WRITTEN TASK
Begin with the first line and repeat exactly through the line containing "const axisTitle = 'Режимы"; leave every image out.

SUPPLIED INFORMATION
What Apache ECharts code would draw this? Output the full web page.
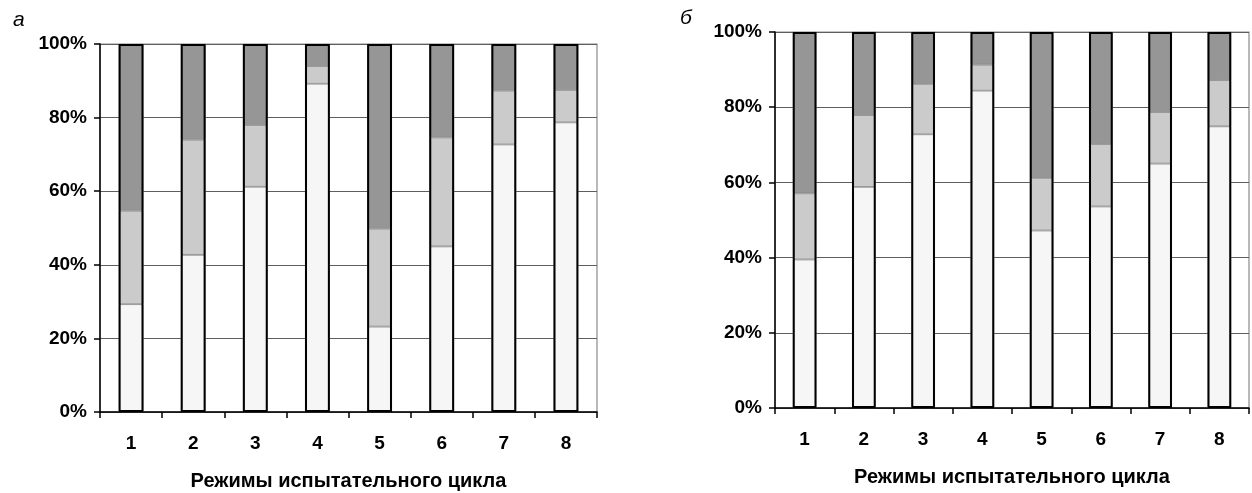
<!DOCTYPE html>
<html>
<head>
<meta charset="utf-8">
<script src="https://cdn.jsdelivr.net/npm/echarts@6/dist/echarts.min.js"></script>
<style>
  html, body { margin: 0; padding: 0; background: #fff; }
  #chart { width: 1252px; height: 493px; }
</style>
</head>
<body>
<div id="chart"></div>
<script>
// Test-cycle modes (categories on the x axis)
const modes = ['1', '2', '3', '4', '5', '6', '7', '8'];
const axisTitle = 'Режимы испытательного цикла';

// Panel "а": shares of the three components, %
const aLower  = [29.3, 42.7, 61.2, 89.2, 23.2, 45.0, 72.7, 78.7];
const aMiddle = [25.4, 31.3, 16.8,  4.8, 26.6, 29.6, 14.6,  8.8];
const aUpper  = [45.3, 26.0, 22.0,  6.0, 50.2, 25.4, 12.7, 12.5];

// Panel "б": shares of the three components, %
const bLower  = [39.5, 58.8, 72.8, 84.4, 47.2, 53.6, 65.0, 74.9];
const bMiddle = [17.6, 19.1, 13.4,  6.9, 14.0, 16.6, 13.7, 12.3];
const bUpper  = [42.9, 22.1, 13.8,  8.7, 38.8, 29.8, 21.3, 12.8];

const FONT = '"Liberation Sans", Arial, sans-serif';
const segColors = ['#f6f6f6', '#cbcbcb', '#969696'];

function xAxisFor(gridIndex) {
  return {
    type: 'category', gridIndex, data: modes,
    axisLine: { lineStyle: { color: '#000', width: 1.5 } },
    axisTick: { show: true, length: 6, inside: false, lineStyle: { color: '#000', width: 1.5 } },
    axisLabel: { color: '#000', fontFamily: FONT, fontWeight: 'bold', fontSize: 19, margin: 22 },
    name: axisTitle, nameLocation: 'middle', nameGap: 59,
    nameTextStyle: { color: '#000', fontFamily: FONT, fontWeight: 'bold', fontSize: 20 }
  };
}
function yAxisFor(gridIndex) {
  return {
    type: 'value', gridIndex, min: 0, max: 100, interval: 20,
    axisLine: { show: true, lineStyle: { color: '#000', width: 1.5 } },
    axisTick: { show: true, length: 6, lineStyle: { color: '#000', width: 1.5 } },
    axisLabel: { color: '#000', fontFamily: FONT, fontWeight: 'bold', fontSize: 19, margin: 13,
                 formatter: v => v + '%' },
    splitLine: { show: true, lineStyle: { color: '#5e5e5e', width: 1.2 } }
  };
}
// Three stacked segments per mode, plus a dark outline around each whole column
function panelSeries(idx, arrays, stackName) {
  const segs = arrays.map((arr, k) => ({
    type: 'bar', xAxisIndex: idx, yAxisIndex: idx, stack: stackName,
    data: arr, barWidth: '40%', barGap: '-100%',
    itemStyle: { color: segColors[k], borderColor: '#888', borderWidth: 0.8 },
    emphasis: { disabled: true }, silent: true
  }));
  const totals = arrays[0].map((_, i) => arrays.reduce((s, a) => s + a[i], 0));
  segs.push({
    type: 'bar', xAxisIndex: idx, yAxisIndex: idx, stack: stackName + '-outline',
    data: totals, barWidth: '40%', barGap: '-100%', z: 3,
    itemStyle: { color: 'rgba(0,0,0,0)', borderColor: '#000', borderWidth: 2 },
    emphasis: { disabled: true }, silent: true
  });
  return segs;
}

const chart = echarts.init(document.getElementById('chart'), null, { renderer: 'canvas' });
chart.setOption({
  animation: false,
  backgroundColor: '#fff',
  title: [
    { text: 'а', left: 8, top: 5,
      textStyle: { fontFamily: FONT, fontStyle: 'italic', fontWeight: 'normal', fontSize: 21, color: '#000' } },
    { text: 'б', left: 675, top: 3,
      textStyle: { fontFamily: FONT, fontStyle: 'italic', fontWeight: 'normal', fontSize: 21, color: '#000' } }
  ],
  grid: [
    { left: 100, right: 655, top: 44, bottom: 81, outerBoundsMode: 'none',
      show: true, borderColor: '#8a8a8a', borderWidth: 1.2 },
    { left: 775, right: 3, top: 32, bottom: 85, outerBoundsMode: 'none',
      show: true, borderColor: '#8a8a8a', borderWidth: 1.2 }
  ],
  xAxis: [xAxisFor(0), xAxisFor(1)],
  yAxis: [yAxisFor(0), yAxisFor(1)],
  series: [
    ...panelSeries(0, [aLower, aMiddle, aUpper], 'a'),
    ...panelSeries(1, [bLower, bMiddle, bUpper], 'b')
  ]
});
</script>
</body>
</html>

FINAL RESULT
What Apache ECharts code would draw this? Output the full web page.
<!DOCTYPE html>
<html>
<head>
<meta charset="utf-8">
<script src="https://cdn.jsdelivr.net/npm/echarts@6/dist/echarts.min.js"></script>
<style>
  html, body { margin: 0; padding: 0; background: #fff; }
  #chart { width: 1252px; height: 493px; }
</style>
</head>
<body>
<div id="chart"></div>
<script>
// Test-cycle modes (categories on the x axis)
const modes = ['1', '2', '3', '4', '5', '6', '7', '8'];
const axisTitle = 'Режимы испытательного цикла';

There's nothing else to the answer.